## BEGIN

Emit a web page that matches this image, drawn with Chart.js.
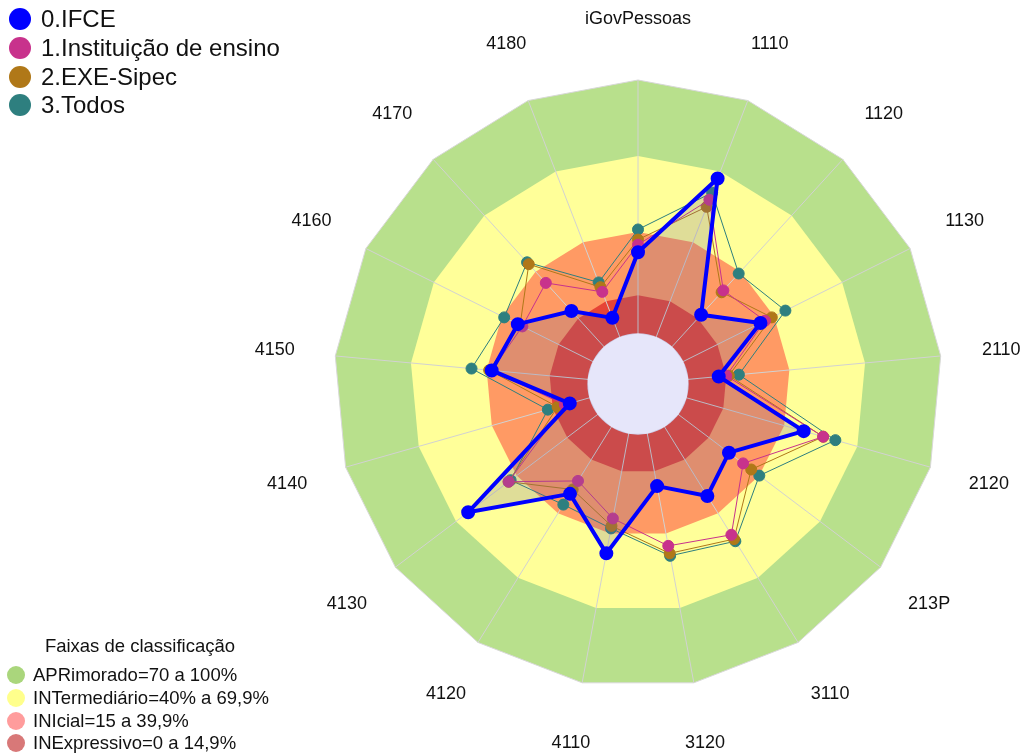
<!DOCTYPE html>
<html>
<head>
<meta charset="utf-8">
<script src="https://cdn.jsdelivr.net/npm/chart.js@4.4.1/dist/chart.umd.min.js"></script>
<style>
  body { margin: 0; background: #fff; font-family: "Liberation Sans", Arial, sans-serif; }
  #wrap { position: relative; width: 1022px; height: 753px; }
  canvas { position: absolute; left: 0; top: 0; }
  .leg { position: absolute; white-space: nowrap; color: #111; }
  .dot { position: absolute; border-radius: 50%; }
</style>
</head>
<body>
<div id="wrap">
  <canvas id="myChart" width="1022" height="753"></canvas>
  <div id="legSeries"></div>
  <div id="legBands"></div>
</div>
<script>
// eixos do radar
var eixos = ["iGovPessoas", "1110", "1120", "1130", "2110", "2120", "213P", "3110", "3120",
             "4110", "4120", "4130", "4140", "4150", "4160", "4170", "4180"];

// series (0 a 1)
var ifce  = [0.32, 0.67, 0.17, 0.34, 0.12, 0.48, 0.25, 0.32, 0.21, 0.48, 0.31, 0.64, 0.08, 0.38, 0.33, 0.19, 0.08];
var inst  = [0.35, 0.58, 0.30, 0.36, 0.15, 0.56, 0.32, 0.50, 0.45, 0.34, 0.25, 0.44, 0.10, 0.38, 0.31, 0.34, 0.19];
var sipec = [0.37, 0.55, 0.29, 0.39, 0.16, 0.56, 0.36, 0.52, 0.48, 0.37, 0.29, 0.44, 0.13, 0.39, 0.32, 0.44, 0.21];
var todos = [0.41, 0.61, 0.39, 0.45, 0.20, 0.61, 0.40, 0.53, 0.49, 0.38, 0.36, 0.43, 0.17, 0.46, 0.39, 0.45, 0.23];

var nomesSeries = ["0.IFCE", "1.Instituição de ensino", "2.EXE-Sipec", "3.Todos"];
var coresSeries = ["#0000FF", "#C8328C", "#B07818", "#2E7F7F"];

// faixas de classificacao
var faixasLimite = [1, 0.7, 0.4, 0.15];
var faixasNome = ["APRimorado=70 a 100%", "INTermediário=40% a 69,9%", "INIcial=15 a 39,9%", "INExpressivo=0 a 14,9%"];
var faixasCor = ["#B8E08C", "#FFFF99", "#FF9A64", "#E64436"];
var faixasLegenda = ["#AAD67C", "#FFFF8C", "#FF9C9C", "#D87878"];

// legendas em html
var legS = document.getElementById("legSeries");
nomesSeries.forEach(function(n, i) {
    var y = 19 + i * 28.8;
    legS.innerHTML += '<div class="dot" style="left:9px;top:' + (y - 11) + 'px;width:22px;height:22px;background:' + coresSeries[i] + '"></div>' +
        '<div class="leg" style="left:41px;top:' + (y - 15) + 'px;font-size:24px;line-height:30px">' + n + '</div>';
});
var legB = document.getElementById("legBands");
legB.innerHTML = '<div class="leg" style="left:40px;width:200px;text-align:center;top:634px;font-size:18.5px;line-height:24px">Faixas de classificação</div>';
faixasNome.forEach(function(n, i) {
    var y = 675 + i * 22.8;
    legB.innerHTML += '<div class="dot" style="left:7px;top:' + (y - 9) + 'px;width:18px;height:18px;background:' + faixasLegenda[i] + '"></div>' +
        '<div class="leg" style="left:33px;top:' + (y - 12) + 'px;font-size:18.5px;line-height:24px">' + n + '</div>';
});

// fundo com as faixas, disco central e rotulos
var faixasPlugin = {
    id: 'faixas',
    beforeDraw: function(chart) {
        var ctx = chart.ctx, sc = chart.scales.r;
        faixasLimite.forEach(function(v, k) {
            ctx.beginPath();
            for (var i = 0; i < eixos.length; i++) {
                var p = sc.getPointPositionForValue(i, v);
                if (i === 0) ctx.moveTo(p.x, p.y); else ctx.lineTo(p.x, p.y);
            }
            ctx.closePath();
            ctx.fillStyle = faixasCor[k];
            ctx.fill();
            if (k === 0) { ctx.strokeStyle = '#D8D8D8'; ctx.lineWidth = 1; ctx.stroke(); }
        });
    },
    beforeDatasetsDraw: function(chart) {
        var ctx = chart.ctx, sc = chart.scales.r;
        ctx.beginPath();
        ctx.arc(sc.xCenter, sc.yCenter, sc.getDistanceFromCenterForValue(0), 0, Math.PI * 2);
        ctx.fillStyle = '#E6E6FA';
        ctx.fill();
    },
    afterDraw: function(chart) {
        var ctx = chart.ctx, sc = chart.scales.r;
        ctx.save();
        ctx.font = '18px "Liberation Sans", Arial, sans-serif';
        ctx.fillStyle = '#111';
        ctx.textAlign = 'center';
        ctx.textBaseline = 'middle';
        for (var i = 0; i < eixos.length; i++) {
            var p = sc.getPointPosition(i, sc.drawingArea * 1.2);
            ctx.fillText(eixos[i], p.x, p.y);
        }
        ctx.restore();
    }
};

window.onload = function() {
    new Chart(document.getElementById("myChart").getContext('2d'), {
        type: 'radar',
        data: {
            labels: eixos,
            datasets: [
                { label: nomesSeries[0], data: ifce, borderColor: coresSeries[0], backgroundColor: 'rgba(110,100,150,0.22)',
                  fill: true, borderWidth: 4, pointRadius: 5, pointBackgroundColor: coresSeries[0], pointBorderColor: coresSeries[0] },
                { label: nomesSeries[1], data: inst, borderColor: coresSeries[1], fill: false, borderWidth: 1,
                  pointRadius: 5.5, pointBackgroundColor: coresSeries[1], pointBorderColor: coresSeries[1] },
                { label: nomesSeries[2], data: sipec, borderColor: coresSeries[2], fill: false, borderWidth: 1,
                  pointRadius: 5.5, pointBackgroundColor: coresSeries[2], pointBorderColor: coresSeries[2] },
                { label: nomesSeries[3], data: todos, borderColor: coresSeries[3], fill: false, borderWidth: 1,
                  pointRadius: 5.5, pointBackgroundColor: coresSeries[3], pointBorderColor: coresSeries[3] }
            ]
        },
        options: {
            responsive: false,
            animation: false,
            layout: { padding: { left: 334, right: 80, top: 80, bottom: 65 } },
            elements: { line: { tension: 0 } },
            scales: {
                r: {
                    min: -0.2,
                    max: 1,
                    ticks: { display: false },
                    grid: { display: false },
                    angleLines: { color: '#D2D2D2', lineWidth: 1 },
                    pointLabels: { display: false }
                }
            },
            plugins: {
                legend: { display: false },
                tooltip: { enabled: false }
            }
        },
        plugins: [faixasPlugin]
    });
};
</script>
</body>
</html>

## END

- EXERCISE PROMPT
Reproduce all of the data exactly, omitting each picture it holds.

- RESPONSE
Emit a web page that matches this image, drawn with Chart.js.
<!DOCTYPE html>
<html>
<head>
<meta charset="utf-8">
<script src="https://cdn.jsdelivr.net/npm/chart.js@4.4.1/dist/chart.umd.min.js"></script>
<style>
  body { margin: 0; background: #fff; font-family: "Liberation Sans", Arial, sans-serif; }
  #wrap { position: relative; width: 1022px; height: 753px; }
  canvas { position: absolute; left: 0; top: 0; }
  .leg { position: absolute; white-space: nowrap; color: #111; }
  .dot { position: absolute; border-radius: 50%; }
</style>
</head>
<body>
<div id="wrap">
  <canvas id="myChart" width="1022" height="753"></canvas>
  <div id="legSeries"></div>
  <div id="legBands"></div>
</div>
<script>
// eixos do radar
var eixos = ["iGovPessoas", "1110", "1120", "1130", "2110", "2120", "213P", "3110", "3120",
             "4110", "4120", "4130", "4140", "4150", "4160", "4170", "4180"];

// series (0 a 1)
var ifce  = [0.32, 0.67, 0.17, 0.34, 0.12, 0.48, 0.25, 0.32, 0.21, 0.48, 0.31, 0.64, 0.08, 0.38, 0.33, 0.19, 0.08];
var inst  = [0.35, 0.58, 0.30, 0.36, 0.15, 0.56, 0.32, 0.50, 0.45, 0.34, 0.25, 0.44, 0.10, 0.38, 0.31, 0.34, 0.19];
var sipec = [0.37, 0.55, 0.29, 0.39, 0.16, 0.56, 0.36, 0.52, 0.48, 0.37, 0.29, 0.44, 0.13, 0.39, 0.32, 0.44, 0.21];
var todos = [0.41, 0.61, 0.39, 0.45, 0.20, 0.61, 0.40, 0.53, 0.49, 0.38, 0.36, 0.43, 0.17, 0.46, 0.39, 0.45, 0.23];

var nomesSeries = ["0.IFCE", "1.Instituição de ensino", "2.EXE-Sipec", "3.Todos"];
var coresSeries = ["#0000FF", "#C8328C", "#B07818", "#2E7F7F"];

// faixas de classificacao
var faixasLimite = [1, 0.7, 0.4, 0.15];
var faixasNome = ["APRimorado=70 a 100%", "INTermediário=40% a 69,9%", "INIcial=15 a 39,9%", "INExpressivo=0 a 14,9%"];
var faixasCor = ["#B8E08C", "#FFFF99", "#FF9A64", "#E64436"];
var faixasLegenda = ["#AAD67C", "#FFFF8C", "#FF9C9C", "#D87878"];

// legendas em html
var legS = document.getElementById("legSeries");
nomesSeries.forEach(function(n, i) {
    var y = 19 + i * 28.8;
    legS.innerHTML += '<div class="dot" style="left:9px;top:' + (y - 11) + 'px;width:22px;height:22px;background:' + coresSeries[i] + '"></div>' +
        '<div class="leg" style="left:41px;top:' + (y - 15) + 'px;font-size:24px;line-height:30px">' + n + '</div>';
});
var legB = document.getElementById("legBands");
legB.innerHTML = '<div class="leg" style="left:40px;width:200px;text-align:center;top:634px;font-size:18.5px;line-height:24px">Faixas de classificação</div>';
faixasNome.forEach(function(n, i) {
    var y = 675 + i * 22.8;
    legB.innerHTML += '<div class="dot" style="left:7px;top:' + (y - 9) + 'px;width:18px;height:18px;background:' + faixasLegenda[i] + '"></div>' +
        '<div class="leg" style="left:33px;top:' + (y - 12) + 'px;font-size:18.5px;line-height:24px">' + n + '</div>';
});

// fundo com as faixas, disco central e rotulos
var faixasPlugin = {
    id: 'faixas',
    beforeDraw: function(chart) {
        var ctx = chart.ctx, sc = chart.scales.r;
        faixasLimite.forEach(function(v, k) {
            ctx.beginPath();
            for (var i = 0; i < eixos.length; i++) {
                var p = sc.getPointPositionForValue(i, v);
                if (i === 0) ctx.moveTo(p.x, p.y); else ctx.lineTo(p.x, p.y);
            }
            ctx.closePath();
            ctx.fillStyle = faixasCor[k];
            ctx.fill();
            if (k === 0) { ctx.strokeStyle = '#D8D8D8'; ctx.lineWidth = 1; ctx.stroke(); }
        });
    },
    beforeDatasetsDraw: function(chart) {
        var ctx = chart.ctx, sc = chart.scales.r;
        ctx.beginPath();
        ctx.arc(sc.xCenter, sc.yCenter, sc.getDistanceFromCenterForValue(0), 0, Math.PI * 2);
        ctx.fillStyle = '#E6E6FA';
        ctx.fill();
    },
    afterDraw: function(chart) {
        var ctx = chart.ctx, sc = chart.scales.r;
        ctx.save();
        ctx.font = '18px "Liberation Sans", Arial, sans-serif';
        ctx.fillStyle = '#111';
        ctx.textAlign = 'center';
        ctx.textBaseline = 'middle';
        for (var i = 0; i < eixos.length; i++) {
            var p = sc.getPointPosition(i, sc.drawingArea * 1.2);
            ctx.fillText(eixos[i], p.x, p.y);
        }
        ctx.restore();
    }
};

window.onload = function() {
    new Chart(document.getElementById("myChart").getContext('2d'), {
        type: 'radar',
        data: {
            labels: eixos,
            datasets: [
                { label: nomesSeries[0], data: ifce, borderColor: coresSeries[0], backgroundColor: 'rgba(110,100,150,0.22)',
                  fill: true, borderWidth: 4, pointRadius: 5, pointBackgroundColor: coresSeries[0], pointBorderColor: coresSeries[0] },
                { label: nomesSeries[1], data: inst, borderColor: coresSeries[1], fill: false, borderWidth: 1,
                  pointRadius: 5.5, pointBackgroundColor: coresSeries[1], pointBorderColor: coresSeries[1] },
                { label: nomesSeries[2], data: sipec, borderColor: coresSeries[2], fill: false, borderWidth: 1,
                  pointRadius: 5.5, pointBackgroundColor: coresSeries[2], pointBorderColor: coresSeries[2] },
                { label: nomesSeries[3], data: todos, borderColor: coresSeries[3], fill: false, borderWidth: 1,
                  pointRadius: 5.5, pointBackgroundColor: coresSeries[3], pointBorderColor: coresSeries[3] }
            ]
        },
        options: {
            responsive: false,
            animation: false,
            layout: { padding: { left: 334, right: 80, top: 80, bottom: 65 } },
            elements: { line: { tension: 0 } },
            scales: {
                r: {
                    min: -0.2,
                    max: 1,
                    ticks: { display: false },
                    grid: { display: false },
                    angleLines: { color: '#D2D2D2', lineWidth: 1 },
                    pointLabels: { display: false }
                }
            },
            plugins: {
                legend: { display: false },
                tooltip: { enabled: false }
            }
        },
        plugins: [faixasPlugin]
    });
};
</script>
</body>
</html>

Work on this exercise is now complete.